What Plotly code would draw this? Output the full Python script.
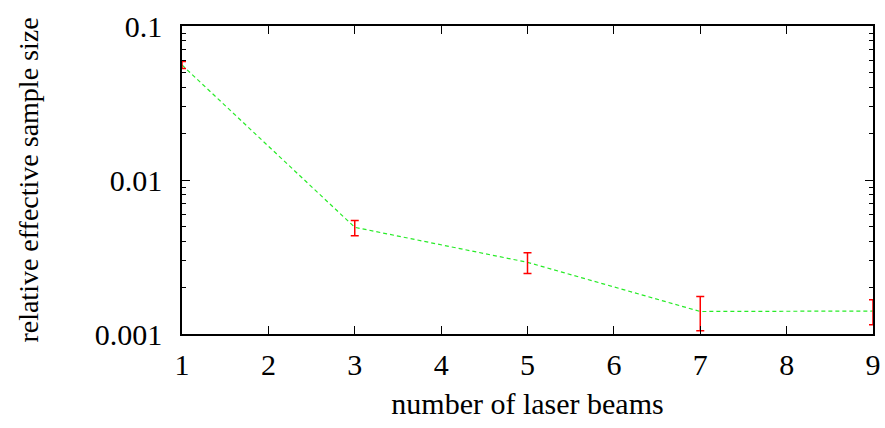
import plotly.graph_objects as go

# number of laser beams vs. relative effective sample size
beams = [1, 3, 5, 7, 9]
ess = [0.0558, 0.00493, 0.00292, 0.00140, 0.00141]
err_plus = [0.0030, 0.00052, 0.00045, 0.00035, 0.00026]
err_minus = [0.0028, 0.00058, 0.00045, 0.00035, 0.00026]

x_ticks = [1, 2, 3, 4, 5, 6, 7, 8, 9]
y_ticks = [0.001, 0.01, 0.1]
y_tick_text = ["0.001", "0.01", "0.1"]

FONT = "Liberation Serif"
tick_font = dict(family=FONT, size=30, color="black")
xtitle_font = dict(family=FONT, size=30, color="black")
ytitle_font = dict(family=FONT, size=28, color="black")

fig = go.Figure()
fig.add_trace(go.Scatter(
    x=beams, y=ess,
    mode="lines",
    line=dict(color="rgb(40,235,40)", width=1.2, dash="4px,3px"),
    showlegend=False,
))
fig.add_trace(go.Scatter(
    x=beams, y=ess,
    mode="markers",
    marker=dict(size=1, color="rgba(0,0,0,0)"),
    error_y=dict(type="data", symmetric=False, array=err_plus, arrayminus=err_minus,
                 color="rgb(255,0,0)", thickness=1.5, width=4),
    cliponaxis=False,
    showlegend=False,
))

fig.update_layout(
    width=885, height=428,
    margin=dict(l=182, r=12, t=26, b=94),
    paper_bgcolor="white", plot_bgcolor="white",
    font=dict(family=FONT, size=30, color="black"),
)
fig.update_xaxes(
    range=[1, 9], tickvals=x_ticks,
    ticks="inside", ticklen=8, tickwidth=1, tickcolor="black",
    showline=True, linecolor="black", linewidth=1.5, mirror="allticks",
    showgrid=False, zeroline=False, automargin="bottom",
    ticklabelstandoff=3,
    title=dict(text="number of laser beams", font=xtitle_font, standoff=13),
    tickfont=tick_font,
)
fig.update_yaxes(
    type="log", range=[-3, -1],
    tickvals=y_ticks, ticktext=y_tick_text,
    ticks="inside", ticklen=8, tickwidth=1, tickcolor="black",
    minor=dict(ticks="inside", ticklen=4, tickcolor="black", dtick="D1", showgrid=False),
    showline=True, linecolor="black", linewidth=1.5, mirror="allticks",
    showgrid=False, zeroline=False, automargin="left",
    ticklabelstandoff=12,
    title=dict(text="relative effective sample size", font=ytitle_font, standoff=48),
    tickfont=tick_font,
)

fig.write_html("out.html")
==
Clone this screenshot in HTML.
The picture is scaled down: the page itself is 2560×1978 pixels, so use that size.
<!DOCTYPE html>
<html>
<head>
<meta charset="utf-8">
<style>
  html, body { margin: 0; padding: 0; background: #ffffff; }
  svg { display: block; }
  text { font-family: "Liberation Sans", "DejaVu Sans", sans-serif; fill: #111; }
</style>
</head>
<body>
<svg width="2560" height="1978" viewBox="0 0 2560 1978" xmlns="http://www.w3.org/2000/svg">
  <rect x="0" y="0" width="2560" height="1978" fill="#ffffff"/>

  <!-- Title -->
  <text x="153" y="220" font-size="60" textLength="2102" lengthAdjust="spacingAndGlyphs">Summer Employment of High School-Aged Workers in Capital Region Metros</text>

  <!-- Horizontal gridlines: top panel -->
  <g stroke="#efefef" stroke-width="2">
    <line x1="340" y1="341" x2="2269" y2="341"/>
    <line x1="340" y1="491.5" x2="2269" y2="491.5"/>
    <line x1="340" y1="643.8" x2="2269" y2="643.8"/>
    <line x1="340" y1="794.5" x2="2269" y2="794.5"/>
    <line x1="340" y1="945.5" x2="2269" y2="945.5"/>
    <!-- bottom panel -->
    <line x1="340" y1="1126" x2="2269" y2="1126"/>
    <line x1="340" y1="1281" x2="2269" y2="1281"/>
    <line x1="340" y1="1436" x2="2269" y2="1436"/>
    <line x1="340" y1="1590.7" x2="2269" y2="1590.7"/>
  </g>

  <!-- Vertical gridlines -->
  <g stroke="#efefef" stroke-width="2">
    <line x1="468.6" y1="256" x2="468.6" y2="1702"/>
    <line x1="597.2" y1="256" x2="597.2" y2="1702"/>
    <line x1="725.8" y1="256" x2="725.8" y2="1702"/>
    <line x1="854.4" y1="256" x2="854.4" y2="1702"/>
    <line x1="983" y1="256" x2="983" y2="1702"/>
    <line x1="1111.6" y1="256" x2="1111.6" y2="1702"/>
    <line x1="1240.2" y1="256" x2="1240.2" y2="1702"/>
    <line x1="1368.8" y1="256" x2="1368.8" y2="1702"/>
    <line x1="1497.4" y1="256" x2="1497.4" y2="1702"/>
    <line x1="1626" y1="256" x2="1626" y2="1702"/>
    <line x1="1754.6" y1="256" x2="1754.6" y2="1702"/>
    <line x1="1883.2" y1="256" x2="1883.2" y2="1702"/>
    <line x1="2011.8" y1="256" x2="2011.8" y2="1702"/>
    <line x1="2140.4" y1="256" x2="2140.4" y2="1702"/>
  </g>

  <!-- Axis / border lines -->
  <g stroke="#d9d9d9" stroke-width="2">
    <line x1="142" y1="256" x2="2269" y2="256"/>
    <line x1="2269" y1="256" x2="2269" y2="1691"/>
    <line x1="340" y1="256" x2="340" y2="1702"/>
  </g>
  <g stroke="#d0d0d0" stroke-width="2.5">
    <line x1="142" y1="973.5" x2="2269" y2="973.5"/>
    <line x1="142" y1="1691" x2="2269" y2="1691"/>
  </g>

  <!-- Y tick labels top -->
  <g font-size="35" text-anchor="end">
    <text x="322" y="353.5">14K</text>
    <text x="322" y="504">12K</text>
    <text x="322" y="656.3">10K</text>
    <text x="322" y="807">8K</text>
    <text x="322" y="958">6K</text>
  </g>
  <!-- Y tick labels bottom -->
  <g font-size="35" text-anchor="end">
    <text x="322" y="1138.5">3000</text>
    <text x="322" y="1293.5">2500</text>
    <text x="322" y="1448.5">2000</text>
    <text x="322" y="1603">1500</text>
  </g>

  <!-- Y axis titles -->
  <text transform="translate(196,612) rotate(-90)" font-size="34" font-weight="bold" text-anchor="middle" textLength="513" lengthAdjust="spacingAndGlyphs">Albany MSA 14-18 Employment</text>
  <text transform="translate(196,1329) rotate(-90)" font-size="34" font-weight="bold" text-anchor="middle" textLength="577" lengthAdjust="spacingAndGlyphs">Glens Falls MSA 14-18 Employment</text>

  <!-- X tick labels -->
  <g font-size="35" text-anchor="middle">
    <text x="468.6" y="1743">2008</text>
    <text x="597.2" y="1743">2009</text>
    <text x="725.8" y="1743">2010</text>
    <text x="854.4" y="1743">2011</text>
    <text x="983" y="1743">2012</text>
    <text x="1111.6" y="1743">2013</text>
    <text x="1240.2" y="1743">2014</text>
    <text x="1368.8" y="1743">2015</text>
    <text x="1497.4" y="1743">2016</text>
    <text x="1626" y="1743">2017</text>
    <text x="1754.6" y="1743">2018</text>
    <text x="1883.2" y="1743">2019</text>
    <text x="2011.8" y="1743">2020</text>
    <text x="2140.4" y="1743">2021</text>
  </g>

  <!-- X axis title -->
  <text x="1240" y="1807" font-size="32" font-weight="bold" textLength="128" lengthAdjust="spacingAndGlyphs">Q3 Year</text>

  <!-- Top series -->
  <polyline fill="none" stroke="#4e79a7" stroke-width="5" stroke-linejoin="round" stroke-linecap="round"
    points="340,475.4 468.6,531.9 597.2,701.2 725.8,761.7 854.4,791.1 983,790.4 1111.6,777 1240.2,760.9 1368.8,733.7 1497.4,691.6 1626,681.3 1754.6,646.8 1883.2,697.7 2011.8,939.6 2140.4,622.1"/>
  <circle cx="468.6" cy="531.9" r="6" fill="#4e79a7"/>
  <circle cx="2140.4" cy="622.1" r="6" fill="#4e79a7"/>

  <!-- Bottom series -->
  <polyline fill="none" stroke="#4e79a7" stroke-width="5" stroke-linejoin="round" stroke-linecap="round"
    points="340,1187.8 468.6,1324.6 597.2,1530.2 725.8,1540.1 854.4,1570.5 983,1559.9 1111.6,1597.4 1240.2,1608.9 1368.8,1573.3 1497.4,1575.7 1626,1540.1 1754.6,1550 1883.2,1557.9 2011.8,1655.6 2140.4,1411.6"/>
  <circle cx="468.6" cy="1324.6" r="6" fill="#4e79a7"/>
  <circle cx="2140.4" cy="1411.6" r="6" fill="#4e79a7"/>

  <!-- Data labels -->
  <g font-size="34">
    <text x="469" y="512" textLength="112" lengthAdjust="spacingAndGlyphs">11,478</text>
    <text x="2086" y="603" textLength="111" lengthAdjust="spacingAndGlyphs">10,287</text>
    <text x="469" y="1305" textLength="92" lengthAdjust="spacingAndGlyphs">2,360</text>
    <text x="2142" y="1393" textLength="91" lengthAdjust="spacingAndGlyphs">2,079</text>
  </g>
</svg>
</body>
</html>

**Instruction:** In the listing above, find the line with "What Plotly code" and the line with "err_minus = [0.0028, 0.00058, 0.00045, 0.00035, 0.00026]". Copy both of them and every line between, exactly, but not the pictures.

**Written response:**
What Plotly code would draw this? Output the full Python script.
import plotly.graph_objects as go

# number of laser beams vs. relative effective sample size
beams = [1, 3, 5, 7, 9]
ess = [0.0558, 0.00493, 0.00292, 0.00140, 0.00141]
err_plus = [0.0030, 0.00052, 0.00045, 0.00035, 0.00026]
err_minus = [0.0028, 0.00058, 0.00045, 0.00035, 0.00026]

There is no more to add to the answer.